Selbst Oppositionelle wie David Usupaschwili, Chef der liberalen Republikanischen Partei, sind besorgt über diese Schwächung des Staatschefs. Das Land befinde sich in der «schwierigsten Situation» seit Anfang der Neunzigerjahre, als ein Bürgerkrieg tobte. Was nun drohe: Russland könnte mit militärischem Druck einen Rücktritt von Präsident Saakaschwili erzwingen. Wer dann das Ruder übernehmen könnte, ist unklar. Die Opposition ist in zahlreiche Kleinparteien zersplittert. David Usupaschwili befürchtet, der Kreml könnte dieses Vakuum ausnützen – und einen eigenen Mann in Position bringen. «Das wäre nicht akzeptabel», sagt er. «Denn damit würde Moskau die volle Kontrolle über Georgien erlangen.»

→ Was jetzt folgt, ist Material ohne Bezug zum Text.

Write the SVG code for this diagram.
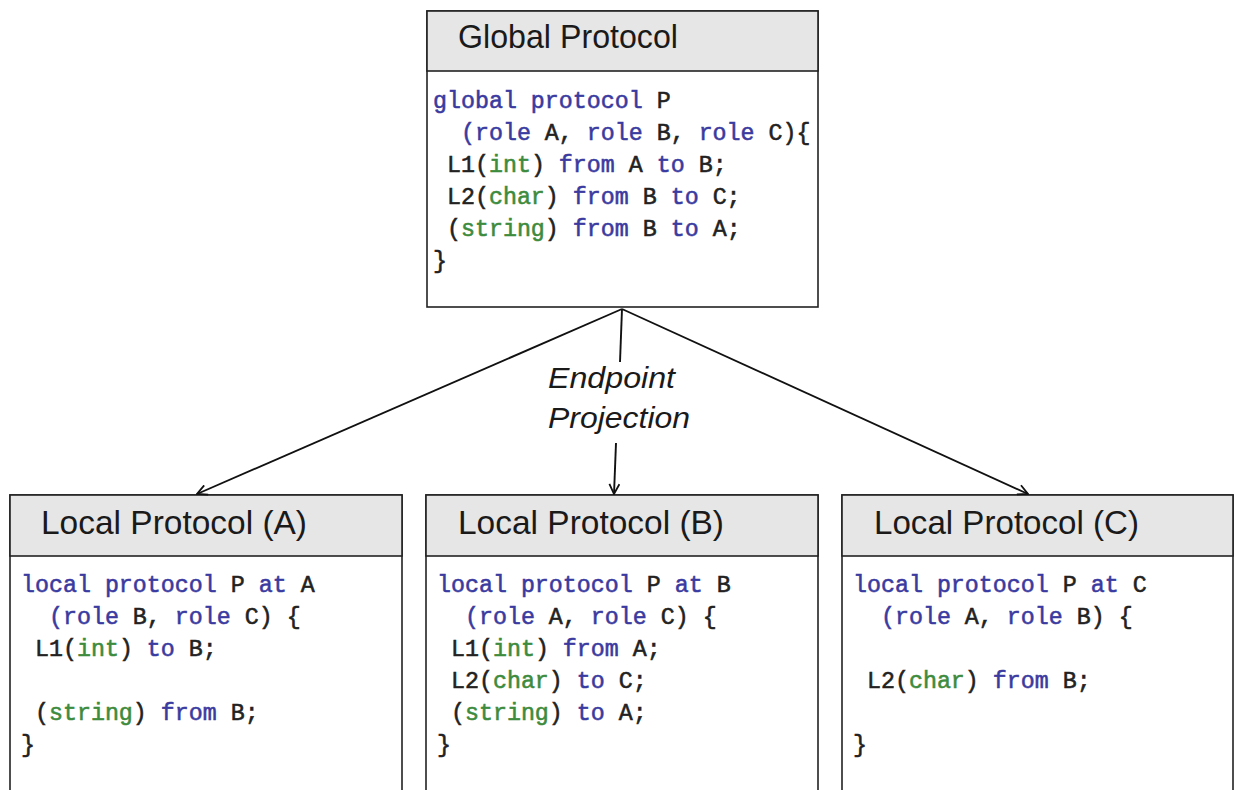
<svg xmlns="http://www.w3.org/2000/svg" width="1234" height="790" viewBox="0 0 1234 790">
<style>
.box{fill:#ffffff;stroke:#222;stroke-width:1.6}
.hdr{fill:#e6e6e6;stroke:#222;stroke-width:1.6}
.title{font-family:"Liberation Sans",Arial,sans-serif;font-size:33px;fill:#1a1a1a}
.code{font-family:"Liberation Mono","Courier New",monospace;font-size:23.3px;fill:#222;stroke:#222;stroke-width:0.55;white-space:pre}
.kw{fill:#3a3aa0;stroke:#3a3aa0}
.ty{fill:#3d8b3d;stroke:#3d8b3d}
.lbl{font-family:"Liberation Sans",Arial,sans-serif;font-style:italic;font-size:30px;fill:#1a1a1a}
.edge{fill:none;stroke:#111;stroke-width:1.9}
</style>
<defs>
<marker id="arr" viewBox="0 0 12 12" refX="11" refY="6" markerWidth="12" markerHeight="12" markerUnits="userSpaceOnUse" orient="auto">
<path d="M1,1 L11,6 L1,11" fill="none" stroke="#111" stroke-width="1.8"/>
</marker>
</defs>
<rect width="1234" height="790" fill="#ffffff"/>

<g id="global">
<rect class="box" x="427" y="11" width="391" height="296"/>
<rect class="hdr" x="427" y="11" width="391" height="60"/>
<text class="title" x="458" y="48" textLength="220" lengthAdjust="spacingAndGlyphs">Global Protocol</text>
<text class="code" xml:space="preserve">
<tspan x="433" y="108"><tspan class="kw">global protocol</tspan> P</tspan>
<tspan x="433" y="140">  <tspan class="kw">(role</tspan> A, <tspan class="kw">role</tspan> B, <tspan class="kw">role</tspan> C){</tspan>
<tspan x="433" y="172"> L1(<tspan class="ty">int</tspan>) <tspan class="kw">from</tspan> A <tspan class="kw">to</tspan> B;</tspan>
<tspan x="433" y="204"> L2(<tspan class="ty">char</tspan>) <tspan class="kw">from</tspan> B <tspan class="kw">to</tspan> C;</tspan>
<tspan x="433" y="236"> (<tspan class="ty">string</tspan>) <tspan class="kw">from</tspan> B <tspan class="kw">to</tspan> A;</tspan>
<tspan x="433" y="268">}</tspan>
</text>
</g>

<g id="localA">
<rect class="box" x="10" y="495" width="392" height="310"/>
<rect class="hdr" x="10" y="495" width="392" height="61"/>
<text class="title" x="41" y="534" textLength="266" lengthAdjust="spacingAndGlyphs">Local Protocol (A)</text>
<text class="code" xml:space="preserve">
<tspan x="21" y="592"><tspan class="kw">local protocol</tspan> P <tspan class="kw">at</tspan> A</tspan>
<tspan x="21" y="624">  <tspan class="kw">(role</tspan> B, <tspan class="kw">role</tspan> C) {</tspan>
<tspan x="21" y="656"> L1(<tspan class="ty">int</tspan>) <tspan class="kw">to</tspan> B;</tspan>
<tspan x="21" y="720"> (<tspan class="ty">string</tspan>) <tspan class="kw">from</tspan> B;</tspan>
<tspan x="21" y="752">}</tspan>
</text>
</g>

<g id="localB">
<rect class="box" x="426" y="495" width="392" height="310"/>
<rect class="hdr" x="426" y="495" width="392" height="61"/>
<text class="title" x="458" y="534" textLength="266" lengthAdjust="spacingAndGlyphs">Local Protocol (B)</text>
<text class="code" xml:space="preserve">
<tspan x="437" y="592"><tspan class="kw">local protocol</tspan> P <tspan class="kw">at</tspan> B</tspan>
<tspan x="437" y="624">  <tspan class="kw">(role</tspan> A, <tspan class="kw">role</tspan> C) {</tspan>
<tspan x="437" y="656"> L1(<tspan class="ty">int</tspan>) <tspan class="kw">from</tspan> A;</tspan>
<tspan x="437" y="688"> L2(<tspan class="ty">char</tspan>) <tspan class="kw">to</tspan> C;</tspan>
<tspan x="437" y="720"> (<tspan class="ty">string</tspan>) <tspan class="kw">to</tspan> A;</tspan>
<tspan x="437" y="752">}</tspan>
</text>
</g>

<g id="localC">
<rect class="box" x="842" y="495" width="391" height="310"/>
<rect class="hdr" x="842" y="495" width="391" height="61"/>
<text class="title" x="874" y="534" textLength="265" lengthAdjust="spacingAndGlyphs">Local Protocol (C)</text>
<text class="code" xml:space="preserve">
<tspan x="853" y="592"><tspan class="kw">local protocol</tspan> P <tspan class="kw">at</tspan> C</tspan>
<tspan x="853" y="624">  <tspan class="kw">(role</tspan> A, <tspan class="kw">role</tspan> B) {</tspan>
<tspan x="853" y="688"> L2(<tspan class="ty">char</tspan>) <tspan class="kw">from</tspan> B;</tspan>
<tspan x="853" y="752">}</tspan>
</text>
</g>

<g id="connectors">
<line class="edge" x1="622" y1="309" x2="197" y2="494" marker-end="url(#arr)"/>
<line class="edge" x1="622" y1="309" x2="1028" y2="494" marker-end="url(#arr)"/>
<line class="edge" x1="622" y1="309" x2="620" y2="362"/>
<line class="edge" x1="616" y1="443" x2="614" y2="494" marker-end="url(#arr)"/>
<text class="lbl" x="548" y="388" textLength="127" lengthAdjust="spacingAndGlyphs">Endpoint</text>
<text class="lbl" x="548" y="428" textLength="142" lengthAdjust="spacingAndGlyphs">Projection</text>
</g>
</svg>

Hoffnung auf Burdschanadse
Manche Beobachter sehen nicht ganz so schwarz: Sie spekulieren auf die ehemalige Parlamentspräsidentin Nino Burdschanadse als mögliche Saakaschwili-Erbin. Die Rechtsprofessorin war lange eine enge Vertraute des Präsidenten, hat sich aber – möglicherweise in weiser Voraussicht – im Frühjahr aus der Politik zurückgezogen. Burdschanadse gilt als glühende Patriotin, hat aber gleichzeitig den Ruf, sachlich und kompromissbereit zu sein. Viele in Tiflis trauen ihr zu, dass sie sich mit Russland arrangieren kann – ohne die Interessen Georgiens zu verraten.